For an integer $k\geq 1$, let $f:\mathbb{C}^k\to\mathbb{C}$ be such that $f$ is analytic in the region $\text{Re}(u_i) > -1$ (say) for each $1\leq i \leq k$, and decays rapidly on vertical lines (i.e. rapidly enough to justify whatever manipulations we need for shifting contours). Let $X$ be a large real number and consider the $k$-fold complex integral $$ I_k = \frac{1}{(2\pi i)^k} \int\limits_{(1)} \cdots \int\limits_{(1)} f(u_1,\ldots,u_k) X^{u_1+\cdots+u_k}\prod_{1\leq i \leq j\leq k} (u_i+u_j)^{-1} du_1\ \cdots du_k. $$ Here the integrals are over the vertical line $[1-i\infty,1+i\infty]$.
By shifting the lines of integration to the left, one should have (based on calculations for some small values of $k$) $I_k = P_k(\log X) + O_f(X^{-1+\varepsilon})$, where $P_k$ is a polynomial of degree $\frac{k(k-1)}{2}$ with coefficients depending on $f$ and its derivatives evaluated when all the $u_i = 0$. The determination of this polynomial, however becomes difficult quickly once $k$ is even moderately large, say $k\geq 3$, since the product contains $\frac{k(k+1)}{2} \asymp k^2$ terms.

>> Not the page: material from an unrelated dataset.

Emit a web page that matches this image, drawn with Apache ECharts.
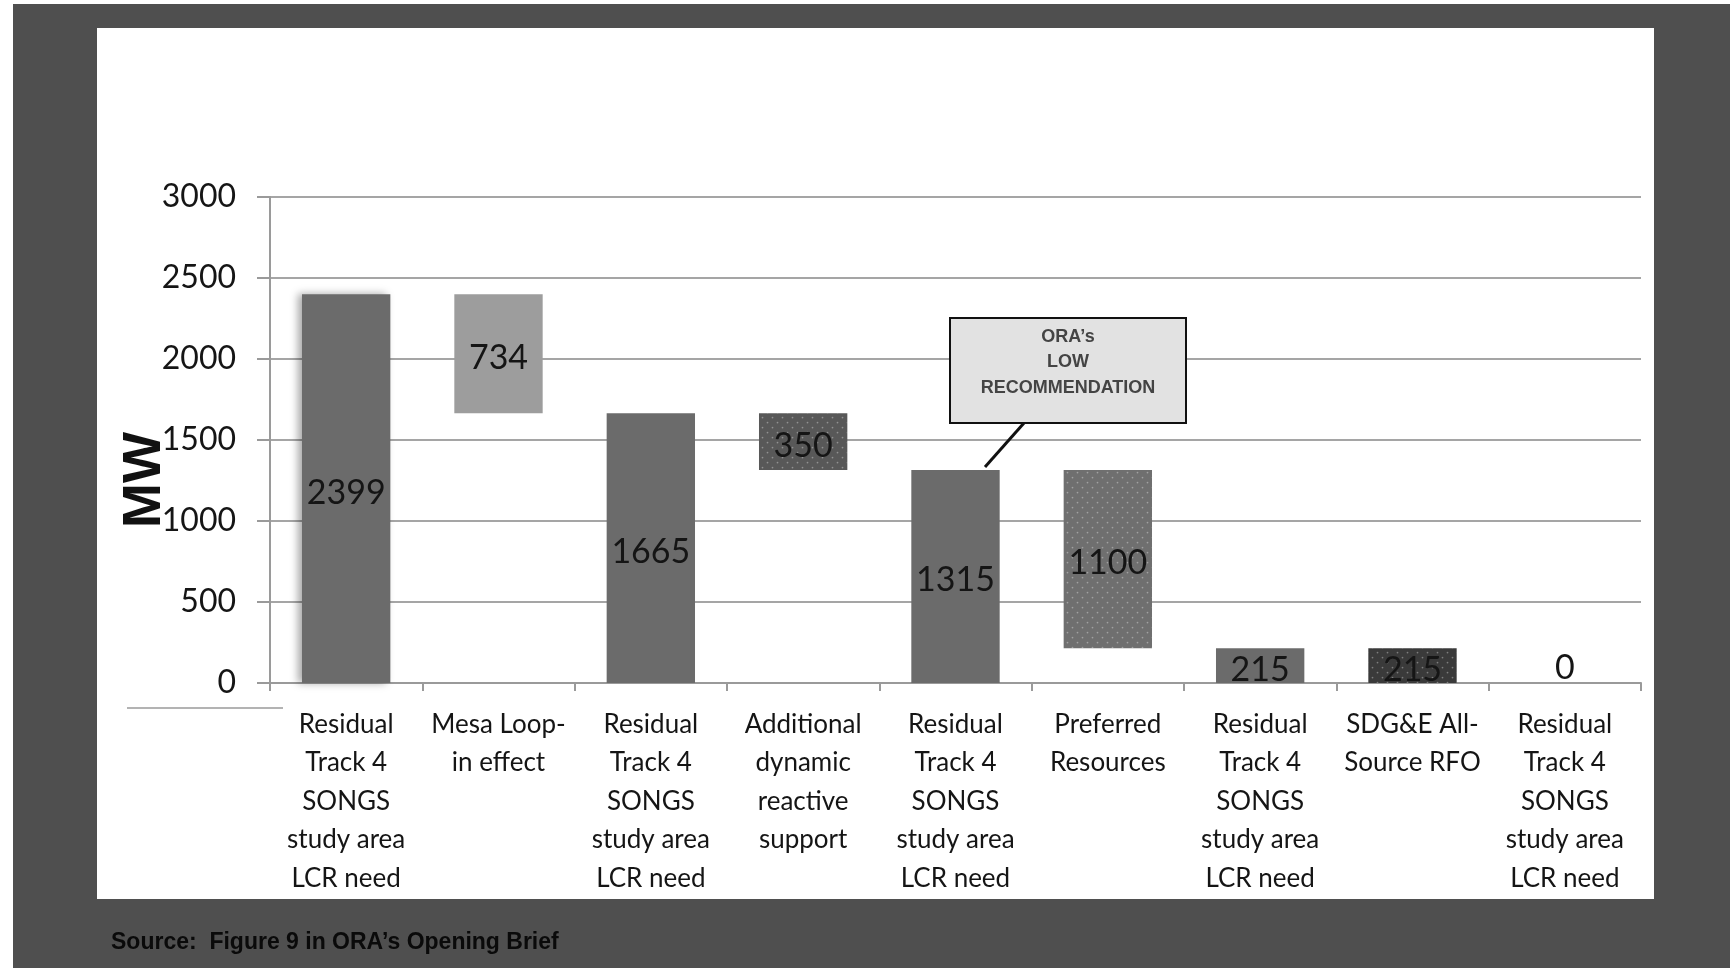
<!DOCTYPE html>
<html>
<head>
<meta charset="utf-8">
<script src="https://cdn.jsdelivr.net/npm/echarts@6/dist/echarts.min.js"></script>
<style>
  html, body { margin:0; padding:0; width:1730px; height:968px; overflow:hidden; background:#ffffff; }
  #bg { position:absolute; left:13px; top:4px; width:1717px; height:964px; background:#4f4f4f; }
  #panel { position:absolute; left:97px; top:28px; width:1557px; height:871px; background:#ffffff; }
  #chart { position:absolute; left:0; top:0; width:1730px; height:968px; }
</style>
</head>
<body>
<div id="bg"></div>
<div id="panel"></div>
<div id="chart"></div>
<script>
// ---- data ----
const categories = [
  "Residual\nTrack 4\nSONGS\nstudy area\nLCR need",
  "Mesa Loop-\nin effect",
  "Residual\nTrack 4\nSONGS\nstudy area\nLCR need",
  "Additional\ndynamic\nreactive\nsupport",
  "Residual\nTrack 4\nSONGS\nstudy area\nLCR need",
  "Preferred\nResources",
  "Residual\nTrack 4\nSONGS\nstudy area\nLCR need",
  "SDG&E All-\nSource RFO",
  "Residual\nTrack 4\nSONGS\nstudy area\nLCR need"
];
const values = [2399, 734, 1665, 350, 1315, 1100, 215, 215, 0];
const bases  = [0, 1665, 0, 1315, 0, 215, 0, 0, 0];
const yTicks = [0, 500, 1000, 1500, 2000, 2500, 3000];
const axisTitle = "MW";
const calloutLines = ["ORA\u2019s", "LOW", "RECOMMENDATION"];
const sourceText = "Source:  Figure 9 in ORA\u2019s Opening Brief";

// ---- styles ----
const barColors = ['#6b6b6b', '#9d9d9d', '#6b6b6b', '#585858', '#6b6b6b', '#6f6f6f', '#6b6b6b', '#3a3a3a', '#6b6b6b'];
const dotted = [false, false, false, true, false, true, false, true, false];

const chart = echarts.init(document.getElementById('chart'), null, {renderer: 'canvas'});

const valueData = values.map((v, i) => {
  const item = {
    value: v,
    itemStyle: { color: barColors[i] },
    label: v === 0 ? { position: 'top', distance: -2, offset: [0, 0] } : { position: 'inside', offset: [0, 4] }
  };
  if (dotted[i]) {
    item.itemStyle.decal = {
      symbol: 'circle', symbolSize: 0.35,
      color: 'rgba(255,255,255,0.35)',
      dashArrayX: [[5, 5], [0, 5, 5, 0]], dashArrayY: [5, 0], rotation: 0
    };
  }
  if (i === 0) {
    item.itemStyle.shadowColor = 'rgba(0,0,0,0.35)';
    item.itemStyle.shadowBlur = 8;
    item.itemStyle.shadowOffsetX = -4;
  }
  return item;
});

const option = {
  backgroundColor: 'transparent',
  animation: false,
  grid: { left: 270, right: 89, top: 197, bottom: 285, containLabel: false },
  xAxis: {
    type: 'category',
    data: categories,
    axisLine: { show: true, lineStyle: { color: '#9a9a9a', width: 2 } },
    axisTick: { show: true, length: 8, alignWithLabel: false, lineStyle: { color: '#9a9a9a', width: 2 } },
    axisLabel: {
      interval: 0, margin: 22, color: '#151515',
      fontFamily: 'Lato', fontSize: 26, lineHeight: 38.5
    }
  },
  yAxis: {
    type: 'value',
    min: yTicks[0], max: yTicks[yTicks.length - 1], interval: 500,
    axisLine: { show: true, lineStyle: { color: '#9a9a9a', width: 2 } },
    axisTick: { show: true, length: 13, lineStyle: { color: '#9a9a9a', width: 2 } },
    splitLine: { show: true, lineStyle: { color: '#a5a5a5', width: 2 } },
    axisLabel: { margin: 34, color: '#151515', fontFamily: 'Lato', fontSize: 32, padding: [6, 0, 0, 0], formatter: v => String(v) }
  },
  series: [
    {
      type: 'bar', stack: 'w', data: bases, barWidth: '58%',
      itemStyle: { color: 'transparent' }, silent: true,
      label: { show: false }
    },
    {
      type: 'bar', stack: 'w', data: valueData, barWidth: '58%',
      label: {
        show: true, color: '#151515', fontFamily: 'Lato', fontSize: 34,
        formatter: p => String(p.value)
      }
    }
  ],
  graphic: [
    {
      type: 'text', x: 145, y: 480, rotation: Math.PI / 2, z: 100,
      style: { text: axisTitle, font: 'bold 54px "Liberation Sans", Arial, sans-serif', fill: '#111', textAlign: 'center', textVerticalAlign: 'middle' }
    },
    {
      type: 'line', z: 100,
      shape: { x1: 127, y1: 708, x2: 283, y2: 708 },
      style: { stroke: '#9a9a9a', lineWidth: 1.5 }
    },
    {
      type: 'rect', z: 100,
      shape: { x: 950, y: 318, width: 236, height: 105 },
      style: { fill: '#e2e2e2', stroke: '#111', lineWidth: 2 }
    },
    {
      type: 'line', z: 100,
      shape: { x1: 1024, y1: 423, x2: 985, y2: 467 },
      style: { stroke: '#111', lineWidth: 3 }
    },
    {
      type: 'text', x: 1068, y: 337, z: 101,
      style: { text: calloutLines[0], font: 'bold 18px "Liberation Sans", Arial, sans-serif', fill: '#444', textAlign: 'center', textVerticalAlign: 'middle' }
    },
    {
      type: 'text', x: 1068, y: 362, z: 101,
      style: { text: calloutLines[1], font: 'bold 18px "Liberation Sans", Arial, sans-serif', fill: '#444', textAlign: 'center', textVerticalAlign: 'middle' }
    },
    {
      type: 'text', x: 1068, y: 388, z: 101,
      style: { text: calloutLines[2], font: 'bold 18px "Liberation Sans", Arial, sans-serif', fill: '#444', textAlign: 'center', textVerticalAlign: 'middle' }
    },
    {
      type: 'text', x: 111, y: 943, z: 101,
      style: { text: sourceText, font: 'bold 23px "Liberation Sans", Arial, sans-serif', fill: '#0a0a0a', textAlign: 'left', textVerticalAlign: 'middle' }
    }
  ]
};
chart.setOption(option);
</script>
</body>
</html>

My question is, has someone already proved identities of this form for these kinds of integrals? Basically, I would like to save myself the effort of calculating these explicitly for some certain cases, but I'm not sure how to search in the literature to find references for these, if they exist. Any help or feedback would be most helpful.